No question, the former Soviet Union is held together with bear skins and stone knives. Nothing gets upgraded over there (or damn little). I believe their bus mechanics are geniuses because they keep them running way beyond useful life.

Its hard to believe that we had an arms race going with them and we thought they were a huge threat when the entire country has been decaying for decades. I spent three weeks in Ukraine, three in Belarus and three in Russia one summer on an unsupervised trip. What an eye opener. I didn't enjoy the trip but I learned a lot.

-- Guy Daley (guydaley@bwn.net), January 08, 2000.



Guy,

I agree. I've been on 6 different month+ trips to Eastern Europe/Former Soviet Union so tell me I'm not a glutten for punishment. My CIS visits ended when I got yanked off a train at a Russian Ukrainian border village, by Kalisnikov toting border guards, for not having the right visa. Three days and about $500 later- for a piece of paper just to hand to someone so I could get on a departure plane in Moscow- I figured it wasn't 'my cup of tea'.

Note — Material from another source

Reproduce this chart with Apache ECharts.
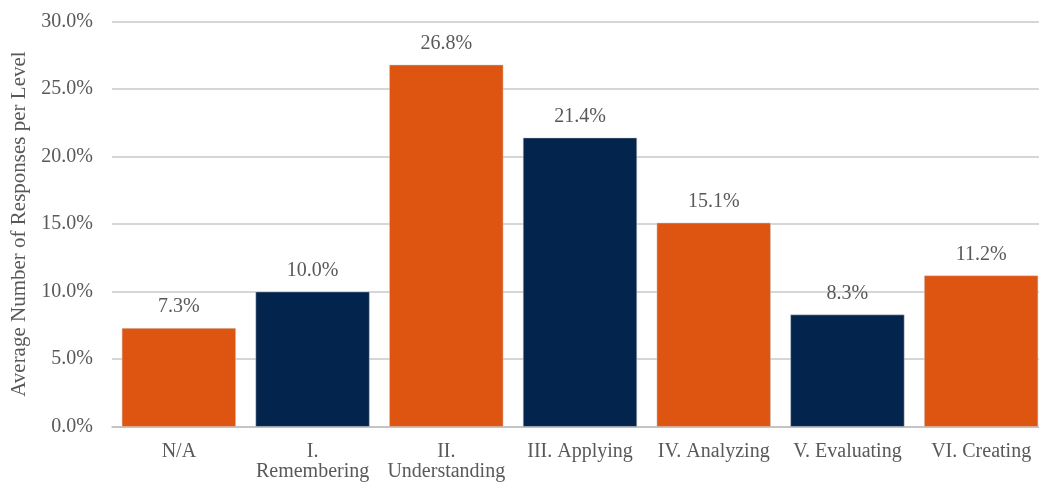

Russia isn't (and never was) anything more than a 3rd world basket case.

I posted this on an earlier thread on heating probs in their Far East:

Back about five years ago I got involved in a Russian Far East fuel deal. It was a real eye opener. I lined up a source for some gas oil (heating oil) to go into Kamchatka. I knew some guys at MAPCO who own a refinery in Alaska. They reluctantly went along and agreed to supply the fuel. We had the small tanker to load at the refinery and then my Russian trader contacts (Sidanko, 2nd largest Russian oil company at the time) were going to lighter into another Russian tanker out at sea (unusual). The Mapco guys turned out ot be right. The deal never came to pass but I learned a lot about the games that are played and why the Russian Far East never has fuel. These Russian oil traders, or a better word would be embezzlers, get Moscow permission and all the bureaucratic paperwork done (read payoffs) to import the fuel. China was booming back then. So the fuel gets bought, it gets shipped to China instead of the Russian Far East. The funds go from China into some offshore bank account in Cyprus and the Kamchatkins go without fuel all winter.

-- Downstreamer (downstream@bigfoot.com), January 08, 2000.


I worked for a newspaper a few years ago and a local couple traveling in Russia and the eastern block countries sent us emails and faxes about their experiences, which we published.

Every correspondence told of power outages, no available water and various infrastructure failures.

I'd be real hesitant to blame any failures on Y2K.

-- (I'm@pol.ly), January 08, 2000.


I remember pretty much exactly similar stories from last year about these Siberian villages and heat problems..it was so bad evacuation was considered.